First a bit of trivial trivia: I briefly majored in Political Science in college, and I’m still fascinated with the drama of politics.
The current San Jose District 1 Supervisor, Pete Constant, terms out after this year. Of the several people running to replace him in this mostly suburban district, one has distinguished herself with an understanding of transportation issues affecting her district and the city of San Jose.
District 1 is roughly the West San Jose region of San Jose bounded by Stevens Creek Boulevard on the north, the city of Cupertino to the west, Prospect Road and the city of Campbell to the south, and Highway 17 to the east.
Among those running, Susan Marsland’s campaign material caught my eye. She is the only candidate so far who places an emphasis on transportation issues. There’s so much to love about her transportation statement on her campaign site:
Transportation and Land Use
Creating a sustainable transportation network for all users is vital in order to build and expand opportunity for every generation in our community. We need to fix our broken roads, ease congestion, improve safety for bicyclists and pedestrians and work together at the regional level to build a more robust transportation network. I strongly support Safe Routes to Schools and other programs that encourage all generations to choose active forms of transportation such as walking and bicycling.
District 1 is characterized by a lack of bike facilities, with numerous traffic sewers criss-crossing the city. The incumbent shot down street calming projects in his district, telling the city DOT that they weren’t needed in spite of a number of pedestrian and cyclist injuries and deaths in the district. District 1 is also home to San Jose’s early experiment with New Urban design, the Santana Row mixed use development, where people drive and park to experience something like a similitude of urban life. VTA’s second busiest bus line — the 23 and 323 on Stevens Creek Boulevard — travels on the district boundary.
Among District 1 residents, 82% drive to work (either alone or in a carpool). 7% use public transportation, 5% walk, and 0.3% ride a bike. Break for the obligatory bike photo featuring a boy and his dad on Saratoga Avenue right where it crosses I-280 just north of Moorpark.
Marsland and the several of the other candidates have a tough fight ahead of them. Another candidate, Paul Fong, has huge name recognition and a bevy of special interests backing him and his campaign. Charles “Chappie” Jones is politically connected and has a well financed campaign. Both seem to have basic suburban outlooks that equates wider streets with better mobility. District 1 is among the more conservative districts in San Jose; their incumbent, Pete Constant, is the only Republican on the current city council, and he easily won his last election with 62% of the vote against his two competitors.
One more interesting candidate is Bob Levy. He has long been active in civic involvement, serving on a number of boards, commissions and neighborhood associations. Levy chaired the planning commission in the past so presumably has some understanding of land use issues. People say he’s strong on environmental issues, but for him “Safe Streets” seems to mean smooth streets to enable faster traffic, along with a stronger police presence.
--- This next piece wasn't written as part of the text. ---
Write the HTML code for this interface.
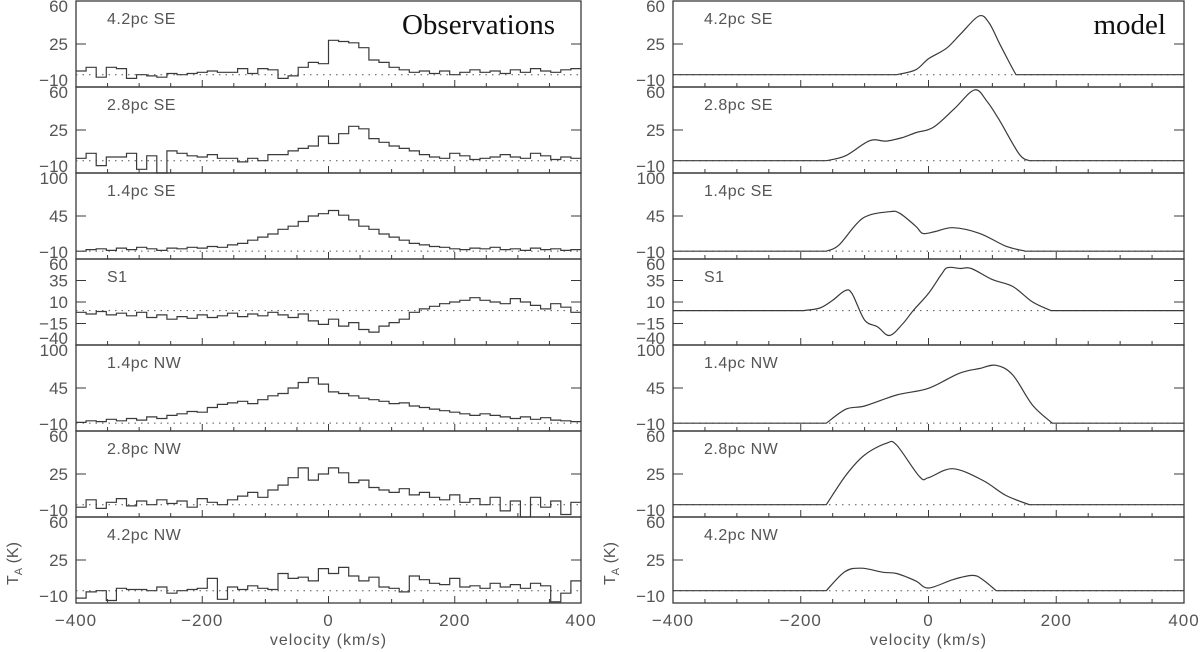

Just too bad about those old folks who keep getting whacked as they play Frogger across eight lanes of Stevens Creek Boulevard so they can go shopping for groceries at Safeway.
Safe streets encompasses more than simply hiring more police officers. It means preventing crime before it happens and building a strong sense of community where neighbors look after one another. Safe streets means streets that are free of potholes and well maintained sidewalks. As a San Jose City Council member I will:
Increase the police force to 1200 sworn officers
Utilize non-sworn (and far less expensive) personnel when a sworn officer is not required
Promote prevention over intervention
Work with school districts, non-profits and businesses to provide after school recreation and tutoring programs
Promote Neighborhood watch and other neighborhood based programs
Use data analytics to place police in hot spots before a crime takes place
Support the Park Ranger program
Support the aggressive graffiti removal programs
Improve the safety of our streets and sidewalks by investing in their repair
Another break, this time for video from Bike Party June 2013, which began on Stevens Creek just west of Saratoga Avenue. I don’t believe any D1 candidate has participated in Bike Party (though I could be wrong).
Finally, candidate Tim Gildersleeve really intrigues me. He’s a long time resident, rents an apartment not far from the West Valley ghetto by the old El Titanic burrito place, drives a paratransit bus, and walks around with one of those Berean Bookstore t-shirts with a Scandinavian Jesus riding victorious on a white horse. Under his worldview, Gildersleeve writes:
I recognize there are some who will not agree with my worldview. I handle it as such:
- Build on those things that we have in common. Build on common values and common methodologies for solving problems.
- Seek to understand each other’s worldviews in a rational, logical, and agreeable manner.
- Where we can not resolve our differences, agree to disagree in a civil way. No need to treat one another in a cruel manner. Seek mediation if necessary.
- As a councilman, I am under obligation to implement the charter of San Jose, county law, state law, and constitutional law. However, like anyone, if on a personal basis I am asked to do something unethical or wrong I have the right to refuse the task.
There’s no way he’ll win, but his honesty and naivete are refreshing. I would totally vote for him if I lived in D1.